According to the Department of Energy buildings are the largest energy consumer in the nation, accounting for more than 40 percent of the nation’s total energy demand and resulting in an annual energy bill totaling $430 billion. It’s estimated that if the U.S. could cut energy use in buildings by 20 percent, it could save nearly $80 billion a year on energy bills.
As a way to help combat these inefficiencies, the DOE’s Building Technologies Office within the Office of Energy Efficiency and Renewable Energy (EERE) has announced a $19 million investment in 18 projects across 4 categories (Sensors and Controls, HVAC and Joining technologies, Window and Building Envelope and Energy Modeling).
One of the winning projects is from PARC to develop a wireless system of peel-and-stick sensor nodes to be placed across buildings.
Powered by radio frequency hubs the sensors don’t require a battery, are auto-locating, outfitted with temperature, humidity and light level sensors and can relay their data to building management systems for analysis and improvements.

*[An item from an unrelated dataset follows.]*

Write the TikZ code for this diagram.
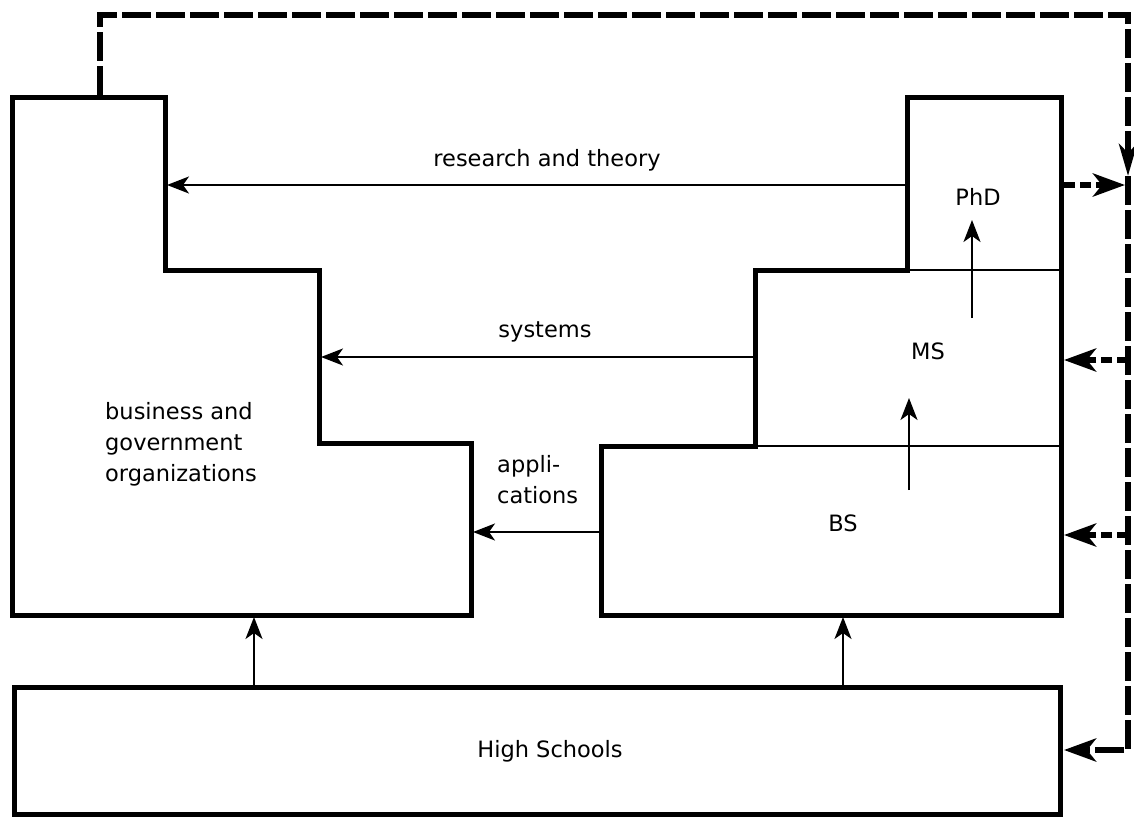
\documentclass[tikz,border=0pt]{standalone}
\usepackage{fontspec}
\setmainfont{DejaVu Sans}
\usetikzlibrary{arrows.meta}
\begin{document}
\begin{tikzpicture}[x=1pt,y=-1pt,
  outline/.style={line width=5pt, line join=miter},
  thinline/.style={line width=2pt},
  conn/.style={line width=2.2pt, -{Stealth[length=22pt,width=17pt,inset=6pt]}},
  fb/.style={line width=6.5pt, line join=miter, dash pattern=on 29pt off 5pt},
  fbdown/.style={fb, -{Stealth[length=32pt,width=18pt,inset=9pt]}},
  fbbranch/.style={line width=6.5pt, dash pattern=on 11pt off 5pt, -{Stealth[length=32pt,width=23pt,inset=9pt]}},
  lbl/.style={font=\fontsize{22.5}{31}\selectfont, inner sep=0pt, anchor=base}]
\useasboundingbox (0,0) rectangle (1134,816);
% left organisation shape
\draw[outline] (12,97) -- (165,97) -- (165,270) -- (319,270) -- (319,443) -- (471,443) -- (471,615) -- (12,615) -- cycle;
% right university shape
\draw[outline] (907,97) -- (1061,97) -- (1061,615) -- (601,615) -- (601,446) -- (755,446) -- (755,270) -- (907,270) -- cycle;
\draw[thinline] (907,270) -- (1061,270);
\draw[thinline] (755,446) -- (1061,446);
% high schools
\node[draw, line width=5pt, minimum width=1046pt, minimum height=127pt, inner sep=0pt, anchor=north west] (hs) at (12,685) {};
\node[lbl] (hst) at (550,757) {High Schools};
% labels
\node[lbl] (phd) at (978,205) {PhD};
\node[lbl] (ms) at (928,359) {MS};
\node[lbl] (bs) at (843,531) {BS};
\node[lbl] (rt) at (547,166) {research and theory};
\node[lbl] (sys) at (545,337) {systems};
\node[lbl, align=left, anchor=north west] (app) at (497,455) {appli-\\cations};
\node[lbl, align=left, anchor=north west] (bgo) at (105,402) {business and\\government\\organizations};
% coordinates for connectors
\coordinate (rA) at (907,185); \coordinate (rB) at (167,185);
\coordinate (sA) at (755,357); \coordinate (sB) at (321,357);
\coordinate (aA) at (601,532); \coordinate (aB) at (473,532);
\coordinate (h1) at (254,685); \coordinate (o1) at (254,617);
\coordinate (h2) at (843,685); \coordinate (b2) at (843,617);
\coordinate (m1) at (972,318); \coordinate (p1) at (972,220);
\coordinate (bb) at (909,490); \coordinate (mm) at (909,398);
\draw[conn] (rA) -- (rB);
\draw[conn] (sA) -- (sB);
\draw[conn] (aA) -- (aB);
\draw[conn] (h1) -- (o1);
\draw[conn] (h2) -- (b2);
\draw[conn] (m1) -- (p1);
\draw[conn] (bb) -- (mm);
% feedback loop
\coordinate (f0) at (100,95);
\coordinate (f1) at (100,15);
\coordinate (f2) at (1128,15);
\coordinate (f3) at (1128,176);
\coordinate (f4) at (1128,750);
\coordinate (fh) at (1064,750);
\coordinate (pA) at (1064,185); \coordinate (pB) at (1125,185);
\coordinate (mA) at (1128,360); \coordinate (mB) at (1064,360);
\coordinate (bA) at (1128,535); \coordinate (bB) at (1064,535);
\draw[fbdown] (f0) -- (f1) -- (f2) -- (f3);
\draw[fb, -{Stealth[length=32pt,width=23pt,inset=9pt]}] (f3) -- (f4) -- (fh);
\draw[fbbranch] (pA) -- (pB);
\draw[fbbranch] (mA) -- (mB);
\draw[fbbranch] (bA) -- (bB);
\end{tikzpicture}
\end{document}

“Distributed sensing enables richer knowledge of any environment, detecting air quality, temperature, humidity, occupancy, and more,” said David Schwartz, project lead and Manager of Energy Devices and Systems at PARC. “Sensors need to be low-cost, easily deployed, require little or no maintenance, and be able to store enough energy to do their job. PARC’s flexible, printed and hybrid electronics enable the unique peel-and-stick form factor, provide affordable, plug-and-play installation, and allow for remote radio frequency power delivery.”